Some noteworthy items on the DTC/sightholder front:
– When the DTC dropped 24 sightholders last month, its statements generally cited two reasons: a) diamonds had to be allocated to African countries for their “beneficiation” goals; and b) it is receiving diminished supplies from Russian producer Alrosa.
But now I am hearing from sources that some of the recently granted allocations are in the tens of millions, at – in some cases — record setting levels.
This, of course, calls into question the DTC’s rationale for dropping so many good companies. But more importantly, it strikes me as kind of scary.
If we’ve learned anything in the market in the last few years, it’s that bigger isn’t necessarily better. Let’s not forget what happened to major companies like Fabrikant and Lorenzi. In these troubling times, I wouldn’t be surprised to see more big names go down. And, of course, getting big allocations only increases the pressure.

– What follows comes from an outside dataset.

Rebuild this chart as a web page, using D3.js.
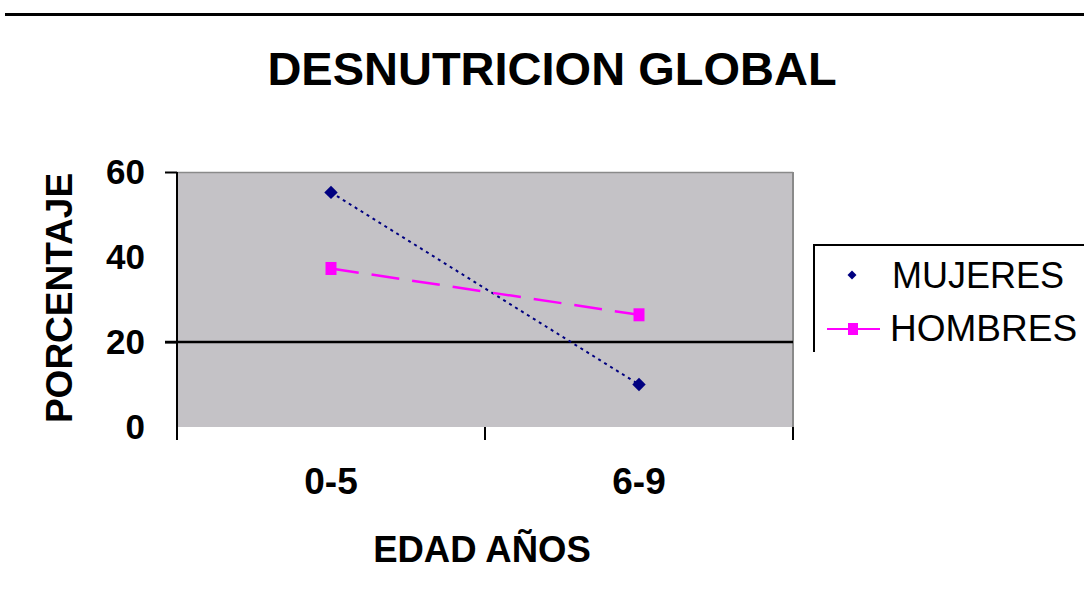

Almost everyone would like to see De Beers become more aggressive in enforcing BPP. What makes this case dicey, as Chaim Even-Zohar wrote two weeks ago, is that these alleged violations occurred in the 1990s, before “BPP” was enacted.
But what I found a bit disconcerting is that the “Brenig” ruling that implicated the sightholders was announced Dec. 6. The sightholder list was announced Dec. 17, 11 days later. If De Beers knew it would knock off everyone implicated in that case, why did it bother putting them on the list in the first place? Yes, it gets the “BPP” point across. But it seems needlessly humiliating. (See Update below.)
I should also note that De Beers’ Louise Prior told me recently that “there is no reserve list” of sightholders – meaning if sightholders are knocked off, no one will be appointed in their place. Yet India was hurt really badly in this round of cuts, and the impacted sightholders are all said to be Indians (based in Belgium.) No one knows what will happen with the suspended companies, but it would be a welcome gesture of good faith if the DTC looked into appointing clients in their place.
– Finally, speaking of dropped sightholders, we all remember the W.B. David case, the New York sightholder that sued De Beers after losing its allocation in 2003.
It’s four years later, and the case is still alive. When W.B. David went out of business, its lawsuit against De Beers was looked at as a transferrable “asset,” and taken away from the original attorney. Among the lawyers handling the case now is Jared Stamell.
Stamell seems to be making a side career out of aggravating De Beers; he was one of the attorneys who won the $300 million anti-trust judgment settlement against De Beers. De Beers’ lawyers weren’t happy with Stamell’s appointment and complained to the judge, saying it could be a “conflict,” given his anti-trust work.
But he was not removed, and not only does he plan to refile the W.B. David suit, he has indicated he’d like to pick up clients among other dropped sightholders (though he won’t comment if he’s talked with any). It will certainly be interesting to watch because the David case is (to my knowledge) De Beers’ sole outstanding U.S. lawsuit, and the first legal test in the U.S. of Supplier of Choice.
An interesting fact about Stamell: As a young lawyer, he was a lawyer on the House Watergate Committee, serving with none other than Hillary Clinton (then Rodham.)
UPDATED (1/10): Edahn Golan from Idex emails with this:
My understanding is that the convicted had 30 days to file an appeal. After that time, the judgment is final. I guess DTC waited until January 7 to make its move.
It’s certainly a logical explanation, I guess, though I would cite it as another example of how De Beers’ strict adherence to the law hasn’t necessarily made it a better company.
UPDATE 2: DTC spokewoman Louise Prior says the above was “not a consideration in our decision to suspend.”
In response to an alert reader, I changed the word “judgement” above to the more accurate “settlement.”